Jack Walton was an armourer with 213 Squadron, a fighter squadron equipped with Hawker Hurricane aircraft, operational in Cyprus and the Western Desert as part of the DAF (Desert Air Force) during World War II.
Jack was one of the ‘men on the ground’ who kept the squadron’s aircraft combat-ready. Such men were an indispensable part of the squadron team, and his book is a fitting reminder of the long hours of hard and unglamorous work put in by so many unsung heroes among the ground crews of the RAF.

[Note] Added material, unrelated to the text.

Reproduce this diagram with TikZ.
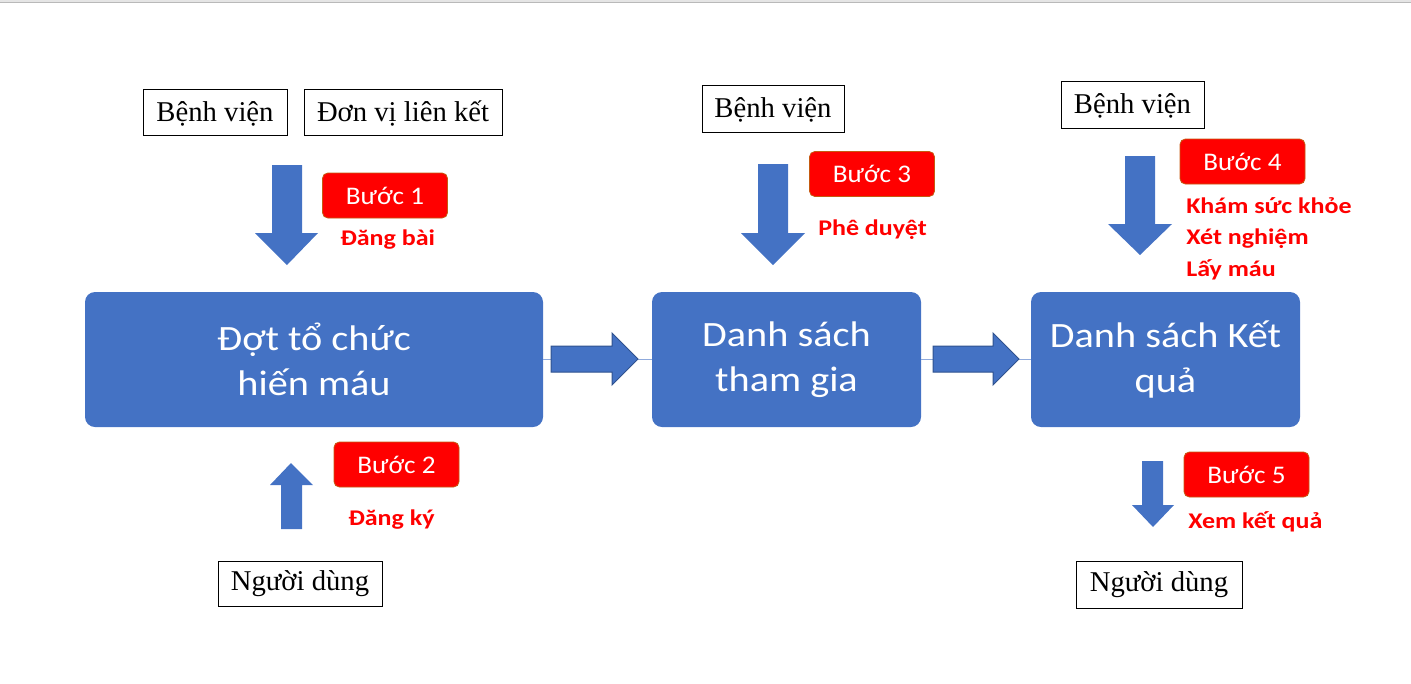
\documentclass[tikz,border=0pt]{standalone}
\usepackage{fontspec}
\setmainfont{Liberation Serif}
\newfontfamily\boxfont[FakeStretch=1.13]{Carlito}
\newfontfamily\stepfont[FakeStretch=1.07]{Carlito}
\newfontfamily\notefont[FakeStretch=1.16]{Carlito}
\definecolor{boxblue}{HTML}{4472C4}
\definecolor{arrowline}{HTML}{2F528F}
\definecolor{stepline}{HTML}{C55A11}
\definecolor{linkline}{HTML}{8FAADC}

\begin{document}
\begin{tikzpicture}[x=0.75pt,y=-0.75pt,
  mainbox/.style={rounded corners=7.5pt, fill=boxblue, text=white, align=center, minimum height=101.25pt, font=\boxfont\fontsize{26.7}{34}\selectfont},
  stepbox/.style={rounded corners=4pt, fill=red, draw=stepline, line width=0.6pt, text=white, minimum width=93.75pt, minimum height=33.75pt, font=\stepfont\fontsize{19}{23}\selectfont},
  notetext/.style={text=red, anchor=base west, align=left, inner sep=0pt, font=\notefont\bfseries\fontsize{16.8}{23.6}\selectfont},
  actor/.style={draw=black, line width=0.75pt, minimum height=34pt, font=\fontsize{21.5}{26}\selectfont},
  capmid/.style={text height=14.2pt, text depth=0pt},
  blockarrow/.style={fill=boxblue},
  flowarrow/.style={fill=boxblue, draw=arrowline, line width=0.75pt}]

\useasboundingbox (0,0) rectangle (1411,683);
\fill[gray!20] (0,0) rectangle (1411,2);
\draw[gray!55] (0,2.5) -- (1411,2.5);

% main flow
\node[mainbox, minimum width=343.5pt] (dot) at (314,359.5) {Đợt tổ chức\\hiến máu};
\node[mainbox, minimum width=201.75pt] (thamgia) at (786.5,359.5) {Danh sách\\tham gia};
\node[mainbox, minimum width=201.75pt] (ketqua) at (1165.5,359.5) {Danh sách Kết\\quả};

\draw[linkline, line width=0.75pt] (dot) -- (thamgia);
\draw[linkline, line width=0.75pt] (thamgia) -- (ketqua);

\filldraw[flowarrow] (551,346) -- (612,346) -- (612,333) -- (638,359) -- (612,385) -- (612,372) -- (551,372) -- cycle;
\filldraw[flowarrow] (933,346) -- (993,346) -- (993,333) -- (1019,359) -- (993,385) -- (993,372) -- (933,372) -- cycle;

% actors
\node[actor, capmid, minimum width=108pt] (benhvien1) at (215,112.5) {Bệnh viện};
\node[actor, capmid, minimum width=148.5pt] (donvi) at (403,112.5) {Đơn vị liên kết};
\node[actor, capmid, minimum width=106.5pt, minimum height=35.25pt] (benhvien2) at (773,108.5) {Bệnh viện};
\node[actor, capmid, minimum width=107.25pt, minimum height=35.25pt] (benhvien3) at (1132.5,104.5) {Bệnh viện};
\node[actor, minimum width=123pt] (nguoidung1) at (300,584) {Người dùng};
\node[actor, minimum width=124.5pt, minimum height=35.25pt] (nguoidung2) at (1159,584.5) {Người dùng};

% steps
\node[stepbox] (buoc1) at (385,195.5) {Bước 1};
\node[stepbox] (buoc2) at (396.5,464.5) {Bước 2};
\node[stepbox] (buoc3) at (872,174) {Bước 3};
\node[stepbox] (buoc4) at (1242.5,161.5) {Bước 4};
\node[stepbox] (buoc5) at (1246.5,474.5) {Bước 5};

\node[notetext] (dangbai) at (340,245) {Đăng bài};
\node[notetext] (dangky) at (348,525) {Đăng ký};
\node[notetext] (pheduyet) at (818,235) {Phê duyệt};
\node[notetext] (kham) at (1186,276) {Khám sức khỏe\\Xét nghiệm\\Lấy máu};
\node[notetext] (xemketqua) at (1188,528) {Xem kết quả};

% step arrows
\fill[blockarrow] (272,165) -- (302,165) -- (302,233) -- (318,233) -- (287,265) -- (255,233) -- (272,233) -- cycle;
\fill[blockarrow] (281,529) -- (302,529) -- (302,485) -- (313,485) -- (291,463) -- (270,485) -- (281,485) -- cycle;
\fill[blockarrow] (758,164) -- (788,164) -- (788,233) -- (805,233) -- (773,265) -- (741,233) -- (758,233) -- cycle;
\fill[blockarrow] (1125,156) -- (1155,156) -- (1155,224) -- (1172,224) -- (1140,255) -- (1108,224) -- (1125,224) -- cycle;
\fill[blockarrow] (1142,461) -- (1163,461) -- (1163,505) -- (1174,505) -- (1153,527) -- (1132,505) -- (1142,505) -- cycle;
\end{tikzpicture}
\end{document}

Jack’s reminiscences, written in diary form, give a highly informative day-by-day account of squadron life during the wartime years 1941-43. The diary entries convey the thoughts and feelings of a young man, far from the comforts of home, thrown into the confusion of war. His experiences must echo those of thousands of young men who took part in the Desert Campaign and elsewhere, describing as they do, the traumas and triumphs experienced at war.
For Jack, these included bouts of frantic round-the-clock activity when operations were under way and many uncomfortable hours spent in foxholes whilst being pounded by enemy bombs. These contrasted with periods of boredom and homesickness, when doubts crept in that the sufferings of war might not justify the results.
Nevertheless, 213 Squadron soldiered on, and Jack takes a personal pride in their achievements – particularly wishing to remember the many young pilots whose aircraft failed to return. The book also includes many excellent and hitherto unpublished photos of 213 Squadron at war.